Some of the health benefits inherent in vegetarianism are lower cholesterol levels and weight loss.

However, Hobbs, a registered dietitian and professor at the University of North Carolina School of Public Health, identified social challenges as major obstacles for non-meat eaters.

“For people who are new to eating a vegetarian diet, they might not yet have the skills to navigate,” she said. “They want to eat out at a restaurant and have a good time.”

Beyond the salad

Tracy A. Murphy of Cheektowaga has faced challenges because of her diet since becoming a vegetarian a year and a half ago.

“I have to attend work dinners — the place that we frequent is a steak house,” Murphy said. “There really aren’t other options on that menu except a salad.”

Murphy became a vegetarian after learning about the treatment of animals on factory farms. She said that none of her co-workers or friends is a vegetarian, and at times it makes her feel isolated so she decided to look for a group in Buffalo in which she could find community. “I felt very alone,” she said.

So she started the Buffalo Vegetarian Society through meetup.com, a Web site designed to bring people of similar interests together.

The response was immediate.

“People were so thankful that I started a group,” Murphy said. “Every week we would get more and more members.”

Having monthly vegan pot-lucks and nights out at vegetarian restaurants helped alleviate Murphy’s feelings of apprehension.

Surgalla, a Sabres season-ticket holder for a number of years, said he has never had his beliefs challenged by a wing-toting Sabres fan. But Burke, who has been questioned at sporting events about his dietary preference, had to learn to accept the culture he thrusts himself into.

“I deal with it by basically assuming that if I go to a sporting event, I’m not going to be able to eat that much,” Burke said.

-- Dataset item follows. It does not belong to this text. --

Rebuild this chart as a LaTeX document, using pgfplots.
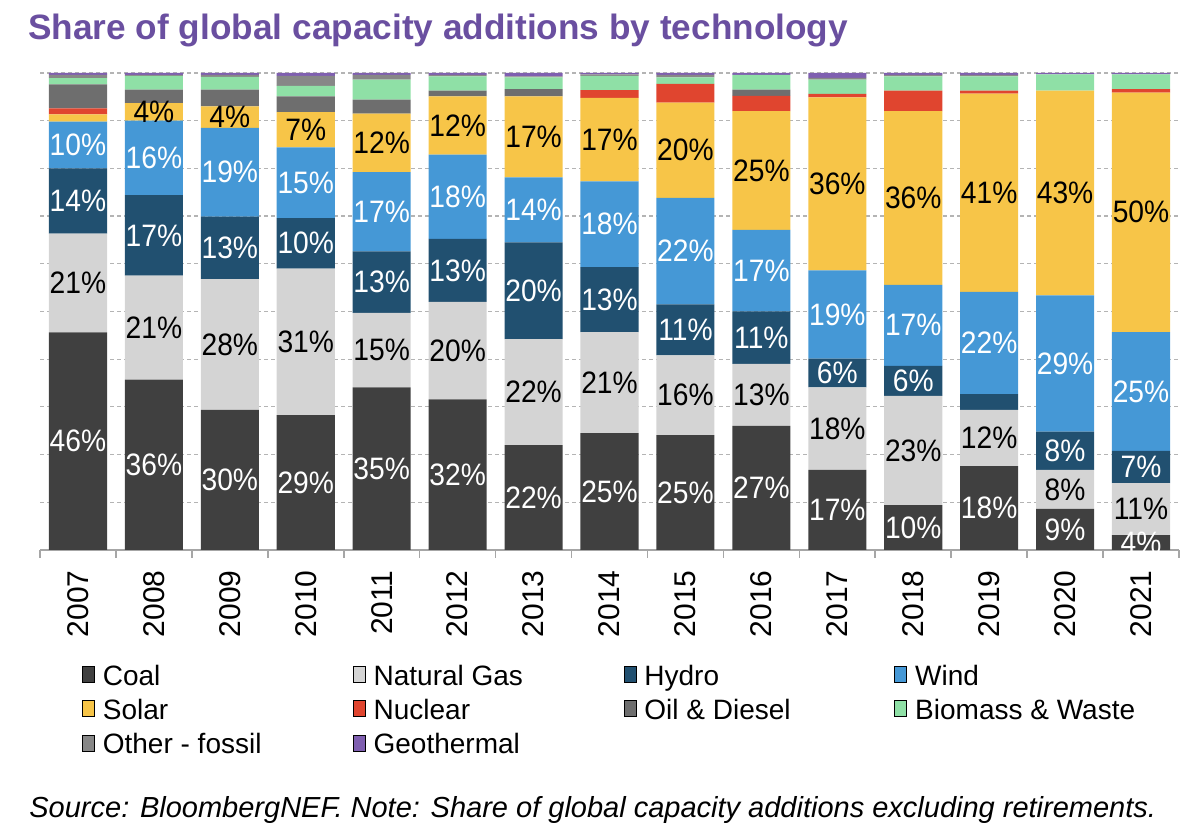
\documentclass[border=0pt]{standalone}
\usepackage{pgfplots}
\pgfplotsset{compat=1.18}
\usepackage{pgfplotstable}
\usepackage{fontspec}
\setmainfont{Liberation Sans}
\newfontfamily\lblfont{Liberation Sans}[FakeStretch=0.91]
\definecolor{cCoal}{HTML}{404040}
\definecolor{cGas}{HTML}{D4D4D4}
\definecolor{cHydro}{HTML}{215070}
\definecolor{cWind}{HTML}{4598D6}
\definecolor{cSolar}{HTML}{F7C548}
\definecolor{cNuc}{HTML}{E0452F}
\definecolor{cOil}{HTML}{6E6E6E}
\definecolor{cBio}{HTML}{8FE0A6}
\definecolor{cOther}{HTML}{878787}
\definecolor{cGeo}{HTML}{7F5FB0}
\definecolor{cTitle}{HTML}{6A4FA0}
\definecolor{cAxis}{HTML}{A6A6A6}
\definecolor{cGrid}{HTML}{B4B4B4}

\pgfplotstableread{
x coal coalL gas gasL hydro hydroL wind windL solar solarL nuclear oil biomass other geo
0 45.6 46\% 20.7 21\% 13.7 14\% 9.8 10\% 1.5 {} 1.3 5.0 1.3 0.7 0.4
1 35.7 36\% 21.8 21\% 16.9 17\% 15.6 16\% 3.7 4\% 0 2.8 2.9 0.2 0.4
2 29.4 30\% 27.4 28\% 13.1 13\% 18.6 19\% 4.5 4\% 0 3.5 2.7 0.4 0.4
3 28.3 29\% 30.7 31\% 10.6 10\% 14.8 15\% 7.4 7\% 0 3.3 2.2 2.1 0.6
4 34.1 35\% 15.6 15\% 12.9 13\% 16.6 17\% 12.3 12\% 0 2.9 4.2 1.0 0.4
5 31.6 32\% 20.4 20\% 13.2 13\% 17.7 18\% 12.2 12\% 0 1.2 3.0 0.3 0.4
6 22.0 22\% 22.2 22\% 20.3 20\% 13.6 14\% 17.0 17\% 0 1.5 2.5 0.2 0.7
7 24.5 25\% 21.2 21\% 13.6 13\% 18.0 18\% 17.5 17\% 1.6 0 3.0 0.3 0.3
8 24.1 25\% 16.7 16\% 10.7 11\% 22.3 22\% 20.0 20\% 3.9 0 1.4 0.5 0.4
9 26.0 27\% 13.0 13\% 11.0 11\% 17.1 17\% 24.9 25\% 3.2 1.3 3.1 0 0.4
10 16.8 17\% 17.3 18\% 6.0 6\% 18.5 19\% 36.3 36\% 0.7 0 3.0 0.4 1.0
11 9.4 10\% 22.9 23\% 6.3 6\% 17.0 17\% 36.4 36\% 4.3 0 3.0 0.3 0.4
12 17.6 18\% 11.8 12\% 3.3 {} 21.4 22\% 41.6 41\% 0.6 0 3.0 0.3 0.4
13 8.6 9\% 8.2 8\% 8.0 8\% 28.6 29\% 42.9 43\% 0 0 3.4 0 0.3
14 3.1 4\% 10.9 11\% 6.8 7\% 24.9 25\% 50.2 50\% 0.7 0 3.1 0 0.3
}\datatable

\pgfplotsset{
  lbl/.style={nodes near coords, point meta=explicit symbolic,
    every node near coord/.append style={text=#1, anchor=center, inner sep=0pt,
      font=\lblfont\fontsize{15.5}{15.5}\selectfont}},
}

\begin{document}
\begin{tikzpicture}
\useasboundingbox (0,0) rectangle (600pt,415pt);
\begin{axis}[
  at={(20pt,140pt)}, anchor=south west,
  scale only axis, width=569.5pt, height=238.5pt,
  ybar stacked, bar width=0.765,
  xmin=-0.5, xmax=14.5, ymin=0, ymax=100,
  clip=false,
  axis x line*=bottom, axis y line*=left,
  x axis line style={draw=cAxis, line width=0.8pt, -},
  y axis line style={draw=none},
  ytick={10,20,...,100}, yticklabels={},
  major y tick style={draw=none},
  ymajorgrids, grid style={draw=cGrid, line width=0.6pt, dash pattern=on 2pt off 1.5pt},
  xtick={0,...,14},
  xticklabels={2007,2008,2009,2010,2011,2012,2013,2014,2015,2016,2017,2018,2019,2020,2021},
  major x tick style={draw=none},
  tick align=outside, major tick length=4pt,
  xticklabel style={rotate=90, anchor=east, inner sep=0pt, font=\fontsize{15}{15}\selectfont},
  xticklabel shift=6pt,
  extra x ticks={-0.5,0.5,...,14.5}, extra x tick labels={},
  extra x tick style={major x tick style={draw=cAxis, line width=0.8pt}, xmajorgrids=false},
  ybar legend/.style={legend image code/.code={\fill[##1] (0pt,2pt) rectangle (7pt,9pt);}},
  legend columns=4,
  legend style={at={(0.0369,-0.2415)}, anchor=north west, draw=none, fill=none,
    inner sep=0pt, outer sep=0pt, row sep=4.2pt, column sep=0pt,
    font=\fontsize{14}{14}\selectfont,
    nodes={inner xsep=4pt, inner ysep=0pt, text height=10pt, text depth=3pt}},
  legend cell align=left,
]
\addplot[fill=cCoal, draw=none, lbl=white] table[x=x, y=coal, meta=coalL]{\datatable};
\addlegendentry{\makebox[121pt][l]{Coal}}
\addplot[fill=cGas, draw=none, lbl=black] table[x=x, y=gas, meta=gasL]{\datatable};
\addlegendentry{\makebox[121pt][l]{Natural Gas}}
\addplot[fill=cHydro, draw=none, lbl=white] table[x=x, y=hydro, meta=hydroL]{\datatable};
\addlegendentry{\makebox[121pt][l]{Hydro}}
\addplot[fill=cWind, draw=none, lbl=white] table[x=x, y=wind, meta=windL]{\datatable};
\addlegendentry{\makebox[121pt][l]{Wind}}
\addplot[fill=cSolar, draw=none, lbl=black] table[x=x, y=solar, meta=solarL]{\datatable};
\addlegendentry{\makebox[121pt][l]{Solar}}
\addplot[fill=cNuc, draw=none] table[x=x, y=nuclear]{\datatable};
\addlegendentry{\makebox[121pt][l]{Nuclear}}
\addplot[fill=cOil, draw=none] table[x=x, y=oil]{\datatable};
\addlegendentry{\makebox[121pt][l]{Oil \& Diesel}}
\addplot[fill=cBio, draw=none] table[x=x, y=biomass]{\datatable};
\addlegendentry{\makebox[121pt][l]{Biomass \& Waste}}
\addplot[fill=cOther, draw=none] table[x=x, y=other]{\datatable};
\addlegendentry{\makebox[121pt][l]{Other - fossil}}
\addplot[fill=cGeo, draw=none] table[x=x, y=geo]{\datatable};
\addlegendentry{\makebox[121pt][l]{Geothermal}}
\end{axis}
\node[anchor=base west, inner sep=0pt, text=cTitle, font=\bfseries\fontsize{17.6}{17.6}\selectfont] at (14pt,395pt) {Share of global capacity additions by technology};
\node[anchor=base west, inner sep=0pt, font=\itshape\fontsize{14.5}{14.5}\selectfont] at (14.5pt,6pt) {Source: BloombergNEF. Note: Share of global capacity additions excluding retirements.};
\end{tikzpicture}
\end{document}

He said other fans don’t see him as legitimately engaged.

“I think they see me as not being a real sports fan because I’m not tailgating with beer and hot dogs,” he said. “I have my sort of alternative — bottled water and grilled vegetables. “You have to respect that at least I’m still a Bills fan and a Sabres fan.”

Learning process

Meanwhile, Robert J. Syracuse, owner of the Pizza Plant restaurants, doesn’t think that respect always extends to restaurant patrons with alternative eating habits. President of the WNY Chapter of the New York State Restaurant Association and a member of the board of directors for Buffalo First, Syracuse has been learning about vegetarianism since the 1970s when he met his wife, an “extreme vegetarian,” and took cooking lessons at a vegetarian co-op called the Greenfield Street Restaurant.

“We’ve found that there are a lot of places that think catering to a vegetarian, being sensitive to a vegetarian — those are two different things — is a salad,” Syracuse said. “That’s why we have tofu on the menu. That’s why we make our own soy sausage.”

Pizza Plant has a wide selection of vegetarian and vegan items on the menu — including vegan hot wings — distinctly marked by a carrot next to their description.

Local options

Luckily, Pizza Plant is not the only restaurant openly welcoming vegans and vegetarians. Burke suggested Amy’s Place at 3234 Main St. and both Surgalla and Syracuse mentioned Betty’s Restaurant at 370 Virginia St. All three named Elmwood and Allentown as places with particularly friendly climates for vegans and vegetarians.

Most places are not completely meat-free, but Burke thinks that’s fair.

“I’m not going to bother anybody about their lifestyle if they aren’t going to bother me about mine,” he said. “And I would hope that it would work the opposite way as well.”

Murphy said bigger cities, specifically naming Boston and parts of California, have a much broader array of restaurants and products geared toward vegetarians.

“Wegmans and Tops have vegetarian options but I think that there needs to be more stores, more restaurants,” she said. “But I think we are slowly moving toward that.”